The labor shortage presents a struggle for geothermal, just like every other aspect of the HVAC business. It’s a little more challenging because geothermal installation requires two trades — drilling and HVAC. Parsons said the industry lacks a large enough infrastructure of contractors, and those contractors have more work than they can handle due to a lack of employees.


Same Shortages as Everyone Else

Geothermal also faces the same supply issues as everyone else. In the fall, prices for the materials for ground loops reached an all-time high, although they have declined. Other constraints have hit heat pump production.

“Sometimes it comes down to the smallest thing,” Parson said. “An item that costs less than $5 can hold back the capability to build a $3,000 system.”

The supply issues actually reflect a positive movement for heat pumps that makes geothermal more viable. Twenty or 30 years ago, Wright said, heat pumps carried a questionable reputation. Today, heat pumps are much more effective and efficient.

They are also much smarter. Connected units provide real-time data on the performance of a geothermal systems. This allows home owners, building operators, and HVAC contractors to make adjustments and perform maintenance to keep them at their peak. It also validates the savings promised to offset the initial cost.

“The customer like to be able to see how their system is doing,” Parsons said.
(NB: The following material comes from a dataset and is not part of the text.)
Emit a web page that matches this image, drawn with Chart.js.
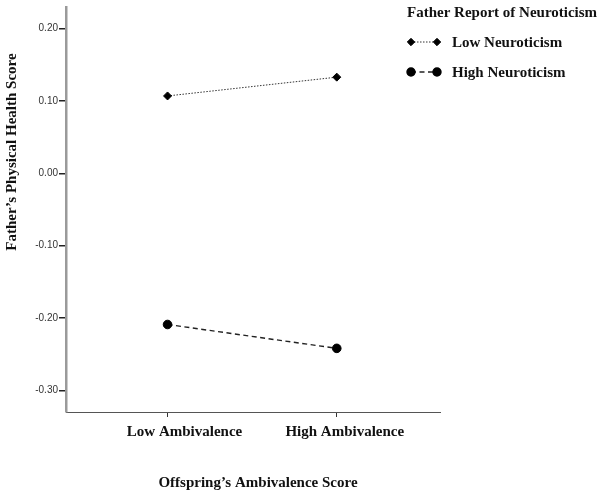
<!DOCTYPE html>
<html>
<head>
<meta charset="utf-8">
<script src="https://cdn.jsdelivr.net/npm/chart.js@4.4.0/dist/chart.umd.min.js"></script>
<style>
html, body { margin: 0; padding: 0; background: #fff; }
#wrap { width: 600px; height: 496px; }
</style>
</head>
<body>
<div id="wrap"><canvas id="chart"></canvas></div>
<script>
"use strict";
// chart data
const ambivalence_labels = ['Low Ambivalence', 'High Ambivalence'];
const ambivalence_pos = [0, 1];
const low_neuroticism = [0.107, 0.133];
const high_neuroticism = [-0.209, -0.242];
const y_ticks = [-0.30, -0.20, -0.10, 0.00, 0.10, 0.20];
const series_names = ['Low Neuroticism', 'High Neuroticism'];
const legend_title = 'Father Report of Neuroticism';
const y_title = 'Father\u2019s Physical Health Score';
const x_title = 'Offspring\u2019s Ambivalence Score';

const serif_bold = 'bold 15px "Liberation Serif", "DejaVu Serif", serif';
// the category labels sit a bit right of their ticks in the original
const x_label_shift = [17, 8];

function to_points (values) {
    return ambivalence_pos.map((x, i) => ({x: x, y: values[i]}));
}

// titles, category labels and legend drawn by hand
const extras_plugin = {
    id: 'extras',
    afterDraw (chart) {
        const ctx = chart.ctx;
        const x_scale = chart.scales.x;
        ctx.save();
        ctx.fillStyle = '#111';
        ctx.font = serif_bold;
        ctx.textAlign = 'center';
        ctx.textBaseline = 'middle';

        // category labels
        ambivalence_pos.forEach((v, i) => {
            ctx.fillText(ambivalence_labels[i], x_scale.getPixelForValue(v) + x_label_shift[i], x_scale.top + 20);
        });

        // y title
        ctx.save();
        ctx.translate(12, 152);
        ctx.rotate(-Math.PI / 2);
        ctx.fillText(y_title, 0, 0);
        ctx.restore();

        // x title
        ctx.fillText(x_title, 258, 483);

        // legend
        ctx.textAlign = 'left';
        ctx.fillText(legend_title, 407, 13);
        chart.data.datasets.forEach((ds, i) => {
            const y = 42 + i * 30;
            ctx.save();
            ctx.strokeStyle = ds.borderColor;
            ctx.lineWidth = ds.borderWidth;
            ctx.setLineDash(ds.borderDash);
            ctx.beginPath();
            ctx.moveTo(411, y);
            ctx.lineTo(437, y);
            ctx.stroke();
            ctx.setLineDash([]);
            ctx.fillStyle = ds.pointBackgroundColor;
            ctx.strokeStyle = ds.pointBorderColor;
            const opts = {pointStyle: ds.pointStyle, radius: ds.pointRadius - 0.3, rotation: 0, borderWidth: 1};
            Chart.helpers.drawPoint(ctx, opts, 411, y);
            Chart.helpers.drawPoint(ctx, opts, 437, y);
            ctx.restore();
            ctx.fillText(ds.label, 452, y + 1);
        });
        ctx.restore();
    }
};

const chart_ctx = document.getElementById('chart').getContext('2d');
const chart = new Chart(chart_ctx, {
    type: 'line',
    data: {
        datasets: [{
            label: series_names[0],
            data: to_points(low_neuroticism),
            borderColor: '#333',
            borderWidth: 1,
            borderDash: [1.5, 1.5],
            pointStyle: 'rectRot',
            pointRadius: 4,
            pointBackgroundColor: '#000',
            pointBorderColor: '#000',
            pointBorderWidth: 1,
        }, {
            label: series_names[1],
            data: to_points(high_neuroticism),
            borderColor: '#222',
            borderWidth: 1.4,
            borderDash: [5, 3.5],
            pointStyle: 'circle',
            pointRadius: 4.3,
            pointBackgroundColor: '#000',
            pointBorderColor: '#000',
            pointBorderWidth: 1,
        }]
    },
    options: {
        responsive: true,
        maintainAspectRatio: false,
        animation: false,
        layout: {padding: {top: 5, right: 160, left: 0, bottom: 0}},
        plugins: {
            legend: {display: false},
            tooltip: {enabled: false},
        },
        scales: {
            x: {
                type: 'linear',
                min: -0.6,
                max: 1.61,
                afterBuildTicks: (axis) => { axis.ticks = ambivalence_pos.map((v) => ({value: v})); },
                afterFit: (axis) => { axis.height = 84; },
                ticks: {display: false},
                grid: {drawOnChartArea: false, tickLength: 5, color: '#333'},
                border: {color: '#555', width: 1},
            },
            y: {
                min: -0.33,
                max: 0.23,
                afterBuildTicks: (axis) => { axis.ticks = y_ticks.map((v) => ({value: v})); },
                afterFit: (axis) => { axis.width = 66; },
                ticks: {
                    callback: (v) => v.toFixed(2),
                    font: {family: '"Liberation Sans", Arial, sans-serif', size: 10},
                    color: '#333',
                    padding: 1,
                },
                grid: {drawOnChartArea: false, tickLength: 7, color: '#222', lineWidth: 1.5},
                border: {color: '#9a9a9a', width: 2.5},
            }
        }
    },
    plugins: [extras_plugin]
});
</script>
</body>
</html>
A major focus for the geothermal industry now is to provide more training for HVAC contractors who want to take advantage of this opportunity. Wright said it’s easier to attract interest today because more people seem to know someone who has a geothermal hook-up. That makes contractors more comfortable with the idea that there is a market for this solution. The goal is to continue this trend moving in the right direction.